May 21, 2012
U.S. Now Opposing China-Pakistan Nuclear Deal
Jun 17, 2010

by Anna Newby
The debate continues over a deal in which China has agreed to help Pakistan construct at least two new 650-megawatt reactors at Chashma in Punjab province. China insisted today that the cooperation is peaceful. As the BBC reported:
China's foreign ministry spokesman [Qin Gang] said: "I want to stress that the civilian nuclear co-operation between China and Pakistan is in line with each side's international obligations. It is for peaceful purposes, and is under the supervision of the International Atomic Energy Agency," he told a news briefing in Beijing.
Last week, the Obama administration seemed to support the deal. As Sarah Bulley reported on June 8th: “The United States, instead of opposing the deal, is implying its support for the arrangement.” She noted that the U.S. “has several reasons to allow China to move forward with their plans,” citing a need for Chinese support in dealing with North Korea and Security Council sanctions against Iran. She cited Mark Hibbs of the Carnegie Endowment as saying: “It would be reasonable for China to expect reciprocity from the United States in the NSG, given that it was Washington that started changing the rules.”
In recent days, however, the State Department has announced that it will oppose the deal at next week’s meeting of the 45-member Nuclear Suppliers Group, which controls the international export and sale of nuclear technology. International guidelines forbid countries to export nuclear materials to states that have not signed the treaty or do not have international safeguards on reactors.
On Tuesday the State Department asked for clarification on the deal. Department spokesman P.J. Crowley said:
"We have asked China to clarify the details of its sale of additional nuclear reactors to Pakistan. This appears to extend beyond cooperation that was grandfathered when China was approved for membership in the Nuclear Suppliers Group…We believe that such cooperation would require a specific exemption approved by consensus of the Nuclear Suppliers Group.”
Despite China’s claims that the sale is grandfathered from before it joined the nuclear export group in 2004 (when it was finishing work on two earlier reactors for Pakistan), U.S. officials disagree, adding that consensus approval of the deal by the NSG was not likely. Gordon DuGuid, spokesman for the State Department, said the U.S. "has reiterated to the Chinese government that the United States expects Beijing to cooperate with Pakistan in ways consistent with Chinese nonproliferation obligations."
The administration’s new stance on the deal begs the question: why the change of heart? After all, the US is a key ally of Pakistan’s, and it also struck a similar deal with India in 2008. As the BBC points out, however, the US has expressed concerns about Pakistan’s proliferation record. In particular, “[f]ears over Pakistan's nuclear activities rose in 2004 after a top scientist admitted leaking nuclear technology to North Korea, Libya and Iran.”
A commentary published yesterday by Howard LaFranchi of the Christian Science Monitor suggests that U.S. opposition to the China-Pakistan deal is hypocritical. He wonders how the administration can
“oppose that plan while dodging charges of hypocrisy, given the administration only last year sealed a US deal to supply India with civilian nuclear equipment? And how to press to halt the intended sale while preserving relations with two crucial partners, China and Pakistan?”

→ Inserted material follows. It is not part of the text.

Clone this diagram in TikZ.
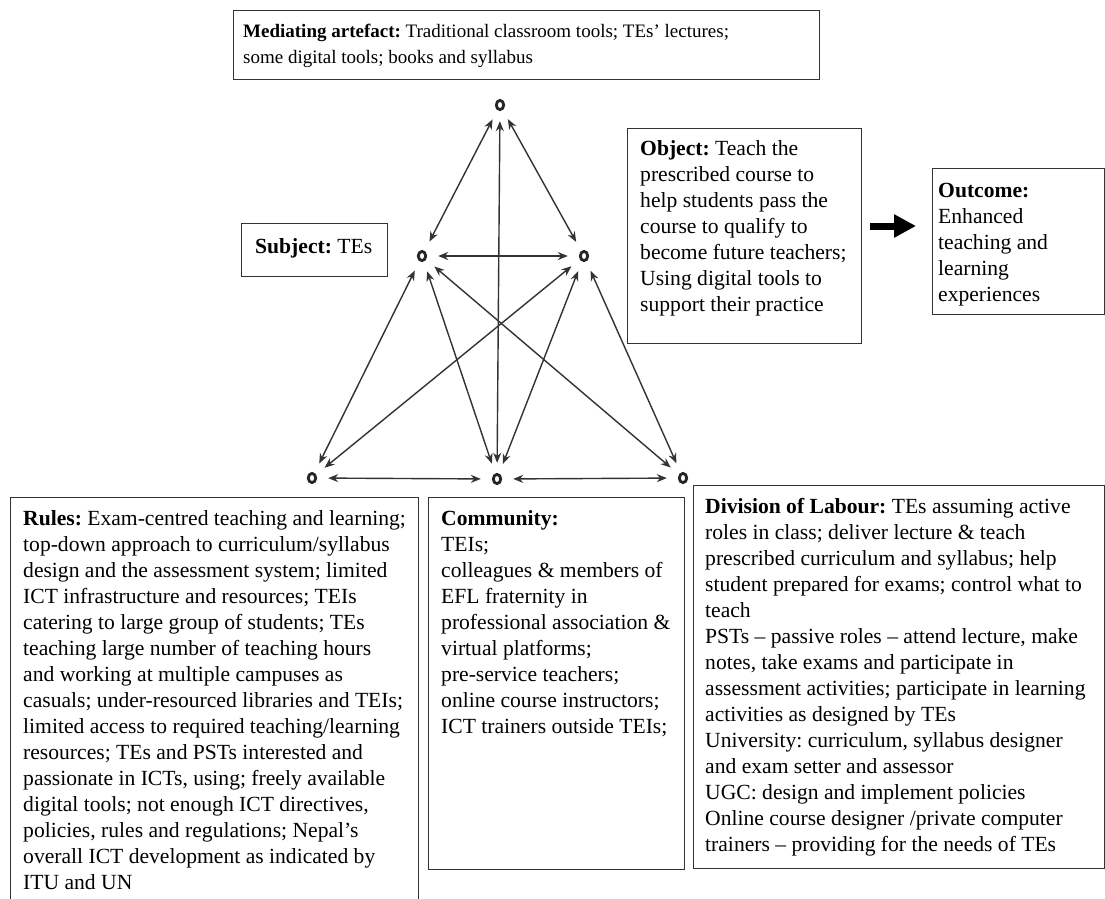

Pointing out that China would need the same NSG exemption that the U.S. won in its deal with India, LaFranchi quotes Crowley as asserting that the US is seeking to apply the same level of international examination that it received in seeking a deal with India: “We’re not looking at any difference between the two,” according to Crowley.
LaFranchi continues:
But some nuclear nonproliferation experts say the US opened the door to deals like China’s by pursuing a deal with India that will provide nuclear materials and technology to a country that is a non-signatory of the NPT and thus outside international inspection requirements. “Two wrongs make a wrong, but it was to be expected once we made the case for an exemption [for the US-India deal],” says Henry Sokolski, executive director of the Nonproliferation Policy Education Center in Washington….But Sokolski says that sooner or later the US, which wants China’s cooperation on other issues like Iran, will still be faced with the repercussions of the US-India nuclear agreement. “The Chinese will back off for the moment to prevent embarrassment,” he says. “But in the long run the problem will persist, and when it comes back around I fear we will roll.”
When the U.S. completed its deal with India in 2008, critics expressed the fear that it would set a precedent allowing civilian nuclear assistance for countries that are not signatories of the NPT. Moreover, it raises the problem of “selective privileging” in civilian nuclear cooperation – if the U.S. defends its own deal with India on the grounds that India has demonstrated “good behavior,” what steps would Pakistan need to take to demonstrate the same? Critics have cautioned that the logic of exceptionalism can only be pushed so far before damaging the legitimacy of the broader nonproliferation effort. Perhaps the proposed China-Pakistan deal is a reflection of those fears coming to fruition. In that case, LaFranchi’s charge of hypocrisy should be given serious consideration.